Request: Transcribe every line exactly. Leave the pictures behind.
───
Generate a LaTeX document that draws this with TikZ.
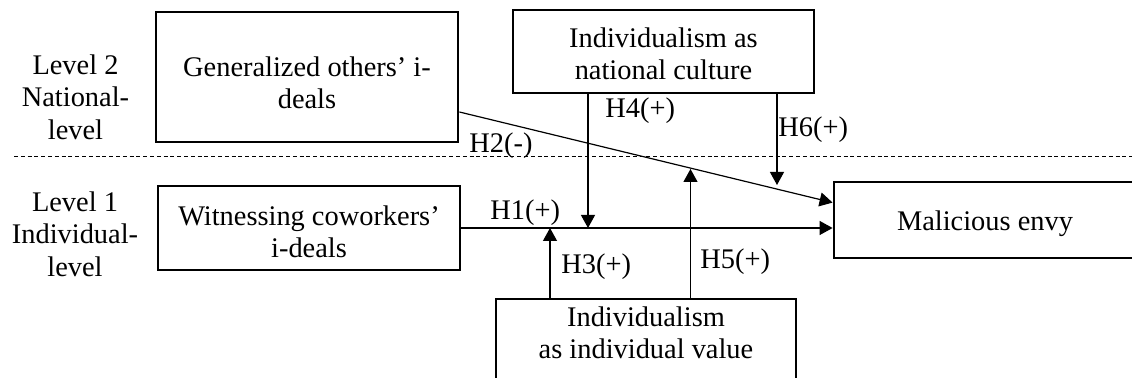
\documentclass[tikz,border=0pt]{standalone}
\usepackage{fontspec}
\setmainfont{Liberation Serif}
\usetikzlibrary{arrows.meta,calc}
\begin{document}
\begin{tikzpicture}[x=0.5pt,y=-0.5pt,
  every node/.style={font=\fontsize{14.2}{15.8}\selectfont},
  box/.style={draw, line width=1.4pt, inner sep=0pt},
  btext/.style={align=center, inner sep=0pt},
  conn/.style={line width=0.6pt, -{Triangle[length=6.5pt,width=7pt]}},
  lbl/.style={anchor=base west, inner sep=0pt},
  lev/.style={align=center, inner sep=0pt, font=\fontsize{14.2}{16.2}\selectfont}]
\useasboundingbox (0,0) rectangle (1132,378);
\clip (0,0) rectangle (1132,378);

% level divider
\draw[line width=0.5pt, dash pattern=on 2pt off 1.4pt] (14,157) -- (1132,157);

% level labels
\node[lev] (l2) at (75.5,97) {Level 2\\National-\\level};
\node[lev] (l1) at (75,234) {Level 1\\Individual-\\level};

% boxes
\node[box, minimum width=151pt, minimum height=65pt] (g) at (307,77) {};
\node[btext] (gt) at (307,83) {Generalized others' i-\\deals};
\node[box, minimum width=150.5pt, minimum height=41.5pt] (n) at (663.5,51.5) {};
\node[btext] (nt) at (663.5,53.5) {Individualism as\\national culture};
\node[box, minimum width=151pt, minimum height=42pt] (w) at (309,228) {};
\node[btext] (wt) at (309,232) {Witnessing coworkers'\\i-deals};
\node[box, minimum width=151pt, minimum height=38pt] (m) at (985,220) {};
\node[btext] (mt) at (985,224) {Malicious envy};
\draw[line width=1.4pt] (496,299) rectangle (796,440);
\node[btext] (iv) at (646,332.5) {Individualism\\as individual value};

% connector points
\coordinate (h2s) at ($(g.east)+(0,35)$);
\coordinate (h2e) at ($(m.north west)+(0,22)$);
\coordinate (h4) at (588,0);
\coordinate (h6) at (777,185);
\coordinate (h3) at (550,299);
\coordinate (h5) at (690.5,299);
\coordinate (h5e) at (690.5,169);

% connectors
\draw[conn] (w.east) -- (w.east -| m.west);
\draw[conn] (h2s) -- (h2e);
\draw[conn] (n.south -| h4) -- (h4 |- w.east);
\draw[conn] (n.south -| h6) -- (h6);
\draw[conn] (h3) -- (h3 |- w.east);
\draw[conn] (h5) -- (h5e);

% hypothesis labels
\node[lbl] (t1) at (490,220) {H1(+)};
\node[lbl] (t2) at (469,153) {H2(-)};
\node[lbl] (t3) at (561,274) {H3(+)};
\node[lbl] (t4) at (605,118) {H4(+)};
\node[lbl] (t5) at (700,269) {H5(+)};
\node[lbl] (t6) at (778,137) {H6(+)};
\end{tikzpicture}
\end{document}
───
Worked solution:
Generate a LaTeX document that draws this with TikZ.
\documentclass[tikz,border=0pt]{standalone}
\usepackage{fontspec}
\setmainfont{Liberation Serif}
\usetikzlibrary{arrows.meta,calc}
\begin{document}
\begin{tikzpicture}[x=0.5pt,y=-0.5pt,
  every node/.style={font=\fontsize{14.2}{15.8}\selectfont},
  box/.style={draw, line width=1.4pt, inner sep=0pt},
  btext/.style={align=center, inner sep=0pt},
  conn/.style={line width=0.6pt, -{Triangle[length=6.5pt,width=7pt]}},
  lbl/.style={anchor=base west, inner sep=0pt},
  lev/.style={align=center, inner sep=0pt, font=\fontsize{14.2}{16.2}\selectfont}]
\useasboundingbox (0,0) rectangle (1132,378);
\clip (0,0) rectangle (1132,378);

% level divider
\draw[line width=0.5pt, dash pattern=on 2pt off 1.4pt] (14,157) -- (1132,157);

% level labels
\node[lev] (l2) at (75.5,97) {Level 2\\National-\\level};
\node[lev] (l1) at (75,234) {Level 1\\Individual-\\level};

% boxes
\node[box, minimum width=151pt, minimum height=65pt] (g) at (307,77) {};
\node[btext] (gt) at (307,83) {Generalized others' i-\\deals};
\node[box, minimum width=150.5pt, minimum height=41.5pt] (n) at (663.5,51.5) {};
\node[btext] (nt) at (663.5,53.5) {Individualism as\\national culture};
\node[box, minimum width=151pt, minimum height=42pt] (w) at (309,228) {};
\node[btext] (wt) at (309,232) {Witnessing coworkers'\\i-deals};
\node[box, minimum width=151pt, minimum height=38pt] (m) at (985,220) {};
\node[btext] (mt) at (985,224) {Malicious envy};
\draw[line width=1.4pt] (496,299) rectangle (796,440);
\node[btext] (iv) at (646,332.5) {Individualism\\as individual value};

% connector points
\coordinate (h2s) at ($(g.east)+(0,35)$);
\coordinate (h2e) at ($(m.north west)+(0,22)$);
\coordinate (h4) at (588,0);
\coordinate (h6) at (777,185);
\coordinate (h3) at (550,299);
\coordinate (h5) at (690.5,299);
\coordinate (h5e) at (690.5,169);

% connectors
\draw[conn] (w.east) -- (w.east -| m.west);
\draw[conn] (h2s) -- (h2e);
\draw[conn] (n.south -| h4) -- (h4 |- w.east);
\draw[conn] (n.south -| h6) -- (h6);
\draw[conn] (h3) -- (h3 |- w.east);
\draw[conn] (h5) -- (h5e);

% hypothesis labels
\node[lbl] (t1) at (490,220) {H1(+)};
\node[lbl] (t2) at (469,153) {H2(-)};
\node[lbl] (t3) at (561,274) {H3(+)};
\node[lbl] (t4) at (605,118) {H4(+)};
\node[lbl] (t5) at (700,269) {H5(+)};
\node[lbl] (t6) at (778,137) {H6(+)};
\end{tikzpicture}
\end{document}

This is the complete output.